La roue de secours a vécu. Autrefois bien visible, elle s'est compactée comme une galette, et sera bientôt remplacée par une bombe anticrevaison pas toujours efficace.

L'enquête a été menée en Belgique, mais ses conclusions concernent, à l'évidence, l'ensemble de la planète automobile. Réalisée le mois dernier, elle révèle que huit véhicules neufs sur dix n'ont plus de roue de secours.

Huit sur dix. Il y a trois ans, le VAB, un club automobile belge, avait dirigé une étude similaire et le ratio était alors de quatre sur dix. Pas la peine de sortir la calculette, c'est clair: la roue de secours est vouée à disparaître à brève échéance. Et pas seulement elle, mais toute la quincaillerie qui l'accompagne: le cric et la clé de démontage. Surpris? Ce n'est tout de même pas la première chose qui disparaît de nos véhicules. Tenez, les fumeurs, par exemple, pleurent toujours le retrait du cendrier et de l'allume-cigarette. Et les mauvais conducteurs, l'époque où les pare-chocs avaient des butoirs.

Pourquoi sacrifier la roue de secours? Après tout, n'a-t-elle pas été intégrée aux codes esthétiques de certaines marques automobiles, comme Lincoln? Celle-ci a longtemps dessiné le couvercle du coffre de ses produits comme si cette cinquième roue se trouvait positionnée à l'arrière, à la verticale. Et que dire de ces utilitaires (Honda CR-V, Toyota RAV4 et autres Jeep) qui, signe d'aventure, collaient une roue de secours à leur arrière-train?

Le plaidoyer de l'industrie automobile en faveur de la suppression de la roue de secours ne manque pas d'arguments. Selon sa taille, une roue de secours pèse entre 10 et 20 kilogrammes. Son élimination entraîne instantanément une diminution de 1 ou 2 g/km des émissions de CO2. De plus, sa disparition permet d'aménager un nouvel espace de rangement, d'augmenter la capacité du réservoir de carburant ou encore d'implanter plus aisément la batterie supplémentaire que réclame un modèle à motorisation hybride (mi-essence, mi-électrique).

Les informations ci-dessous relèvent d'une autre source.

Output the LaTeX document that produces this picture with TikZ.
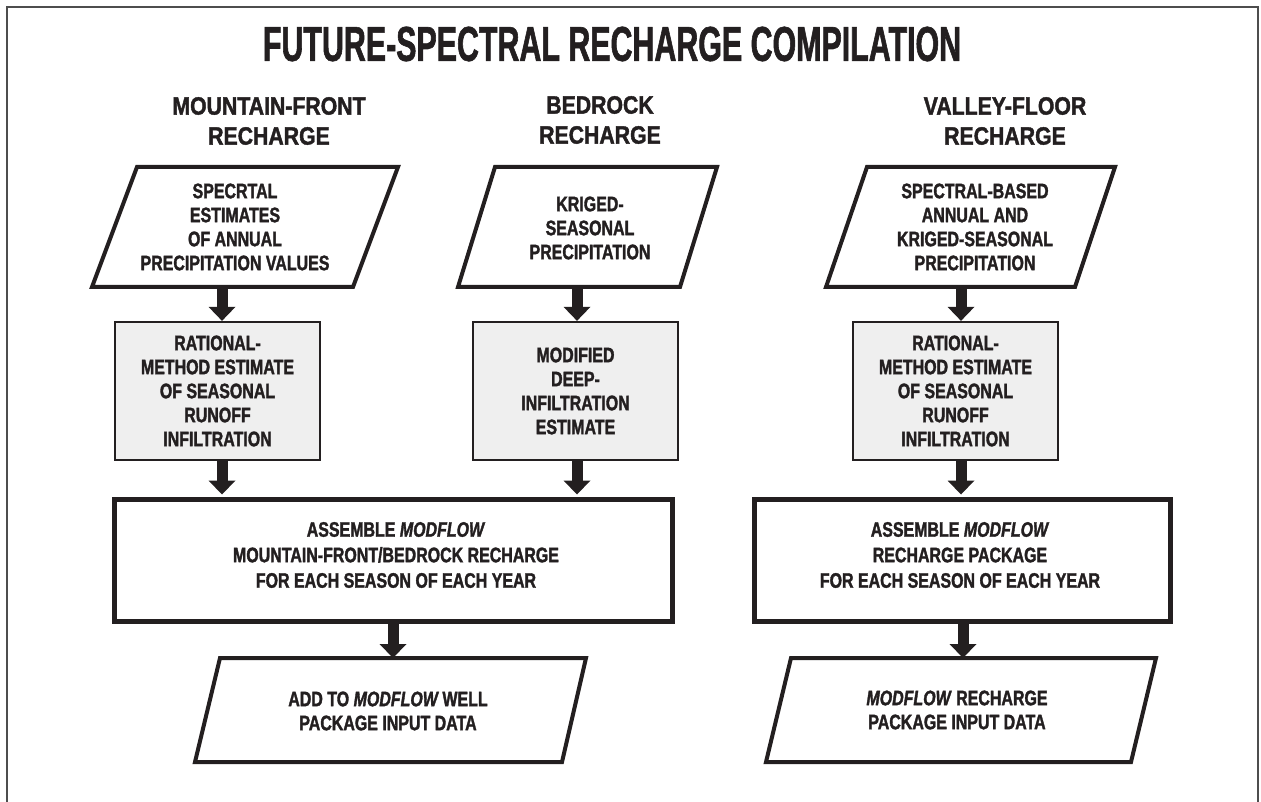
\documentclass[tikz,border=0pt]{standalone}
\usepackage{fontspec}
\setmainfont{Liberation Sans}[UprightFont=* Bold, ItalicFont=* Bold Italic, BoldFont=* Bold, BoldItalicFont=* Bold Italic, FakeStretch=0.76, FakeBold=1.6]
\newfontfamily\titlefont{Liberation Sans}[UprightFont=* Bold, ItalicFont=* Bold Italic, FakeStretch=0.62, FakeBold=1.2]
\newfontfamily\headfont{Liberation Sans}[UprightFont=* Bold, ItalicFont=* Bold Italic, FakeStretch=0.85, FakeBold=1.6]
\usetikzlibrary{arrows.meta}
\definecolor{ink}{HTML}{231F20}
\definecolor{boxfill}{HTML}{EFEFEF}
\definecolor{framecol}{HTML}{4D4D4D}
\begin{document}
\begin{tikzpicture}[x=1pt,y=-1pt,
  txt/.style={text=ink, font=\fontsize{21}{24}\selectfont, align=center, inner sep=0pt},
  bigtxt/.style={txt, font=\fontsize{21}{25.5}\selectfont},
  head/.style={text=ink, font=\headfont\fontsize{25}{30}\selectfont, align=center, inner sep=0pt},
  smallbox/.style={txt, draw=ink, fill=boxfill, line width=2.3pt, minimum width=205pt, minimum height=138pt},
  bigbox/.style={draw=ink, line width=5pt, inner sep=0pt, minimum height=121.5pt},
  paraline/.style={draw=ink, line width=4pt, line join=miter},
  flow/.style={draw=ink, line width=11pt, -{Triangle[width=27pt,length=14pt,line width=0pt]}},
]
\useasboundingbox (0,0) rectangle (1261,802);

% open frame
\draw[framecol, line width=1.5pt] (7,802) -- (7,7) -- (1258,7) -- (1258,802);

% title and column headings
\node[text=ink, font=\titlefont\fontsize{49}{55}\selectfont, inner sep=0pt] (title) at (612,44) {FUTURE-SPECTRAL RECHARGE COMPILATION};
\node[head] (h1) at (269,121) {MOUNTAIN-FRONT\\RECHARGE};
\node[head] (h2) at (600,120) {BEDROCK\\RECHARGE};
\node[head] (h3) at (1005,121) {VALLEY-FLOOR\\RECHARGE};

% input data (parallelograms)
\draw[paraline] (137,167) -- (398,167) -- (353,287) -- (92,287) -- cycle;
\node[txt] (p1) at (235,227) {SPECRTAL\\ESTIMATES\\OF ANNUAL\\PRECIPITATION VALUES};
\draw[paraline] (495,167) -- (717,167) -- (680,287) -- (458,287) -- cycle;
\node[txt] (p2) at (590,228) {KRIGED-\\SEASONAL\\PRECIPITATION};
\draw[paraline] (867,167) -- (1115,167) -- (1075,287) -- (826,287) -- cycle;
\node[txt] (p3) at (975,227) {SPECTRAL-BASED\\ANNUAL AND\\KRIGED-SEASONAL\\PRECIPITATION};

\coordinate (p1out) at (222,287);
\coordinate (p2out) at (577,287);
\coordinate (p3out) at (961,287);

% estimation steps
\node[smallbox] (r1) at (217.5,391) {RATIONAL-\\METHOD ESTIMATE\\OF SEASONAL\\RUNOFF\\INFILTRATION};
\node[smallbox] (r2) at (575.5,391) {MODIFIED\\DEEP-\\INFILTRATION\\ESTIMATE};
\node[smallbox] (r3) at (955.5,391) {RATIONAL-\\METHOD ESTIMATE\\OF SEASONAL\\RUNOFF\\INFILTRATION};

% assembly steps
\node[bigbox, minimum width=558pt] (b1) at (393.5,560.25) {};
\node[bigtxt] (b1t) at (396,555) {ASSEMBLE \textit{MODFLOW}\\MOUNTAIN-FRONT/BEDROCK RECHARGE\\FOR EACH SEASON OF EACH YEAR};
\node[bigbox, minimum width=416pt] (b2) at (962.5,560.25) {};
\node[bigtxt] (b2t) at (960,555) {ASSEMBLE \textit{MODFLOW}\\RECHARGE PACKAGE\\FOR EACH SEASON OF EACH YEAR};

% output data (parallelograms)
\draw[paraline] (220,658) -- (586,658) -- (562,762) -- (195,762) -- cycle;
\node[txt] (p4) at (388,711) {ADD TO \textit{MODFLOW}\,WELL\\PACKAGE INPUT DATA};
\draw[paraline] (791,658) -- (1156,658) -- (1131,762) -- (766,762) -- cycle;
\node[txt] (p5) at (957,710) {\textit{MODFLOW} RECHARGE\\PACKAGE INPUT DATA};

\coordinate (p4in) at (393,658);
\coordinate (p5in) at (963,658);

% flow arrows
\draw[flow] (p1out) -- (p1out |- r1.north);
\draw[flow] (p2out) -- (p2out |- r2.north);
\draw[flow] (p3out) -- (p3out |- r3.north);
\draw[flow] (r1.south -| p1out) -- ([yshift=2.5pt]b1.north -| p1out);
\draw[flow] (r2.south -| p2out) -- ([yshift=2.5pt]b1.north -| p2out);
\draw[flow] (r3.south -| p3out) -- ([yshift=2.5pt]b2.north -| p3out);
\draw[flow] (b1.south -| p4in) -- (p4in);
\draw[flow] (b2.south -| p5in) -- (p5in);
\end{tikzpicture}
\end{document}
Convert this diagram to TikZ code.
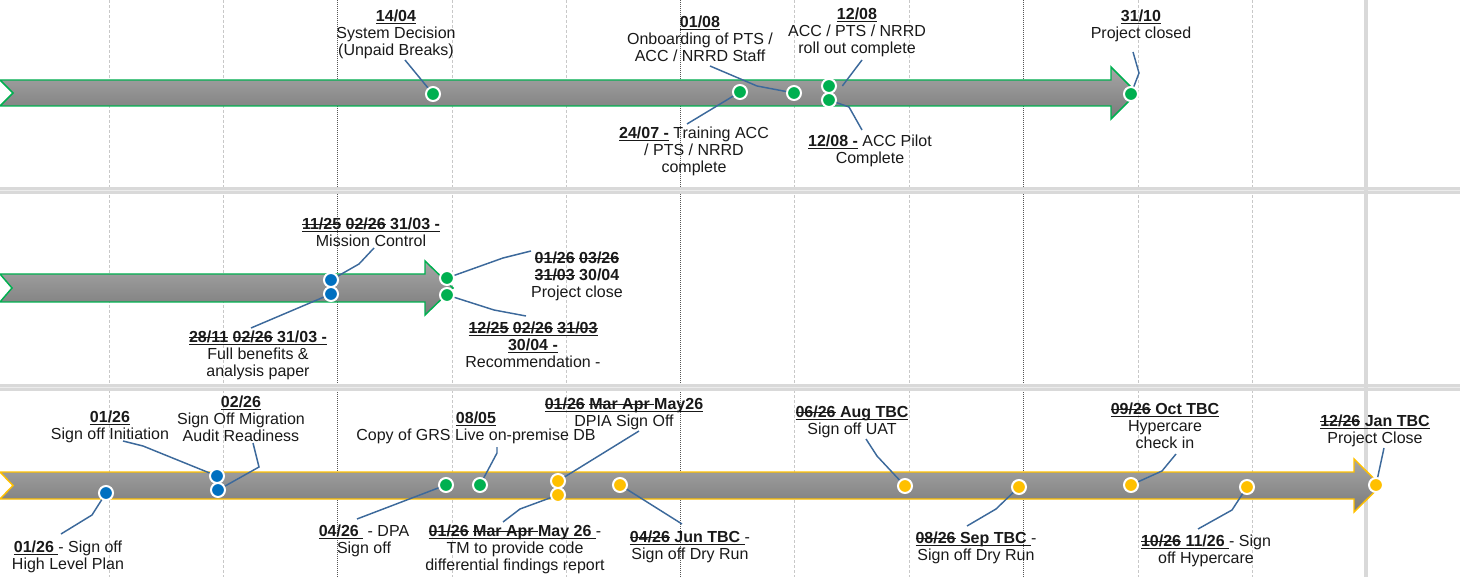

Un bon pas pour l'environnement. Mais qu'en est-il de la sécurité? Les crevaisons se font de plus en plus en rares. Si l'on prête foi aux fabricants de pneus, celles-ci se produisent en moyenne à tous les 70 000 kilomètres. Êtes-vous rassuré? À votre place, je ne le serais pas. L'état de nos routes et les particularités de notre climat - l'hiver surtout - rendent la bombe anticrevaison en pratique inopérante. Celle-ci ne peut vous venir en aide si le pneu est entaillé ou complètement à plat. Dans ce dernier cas, mentionnons que certains modèles proposent en complément un compresseur électrique. Certains, mais pas tous. Autre solution, les pneus dits «run flat» chaussés par certains véhicules haut de gamme, mais ceux-ci comportent des flancs très rigides (adieu confort de roulement) et ne parviennent pas, eux non plus, à colmater les grosses fissures.

Est-ce cela le progrès?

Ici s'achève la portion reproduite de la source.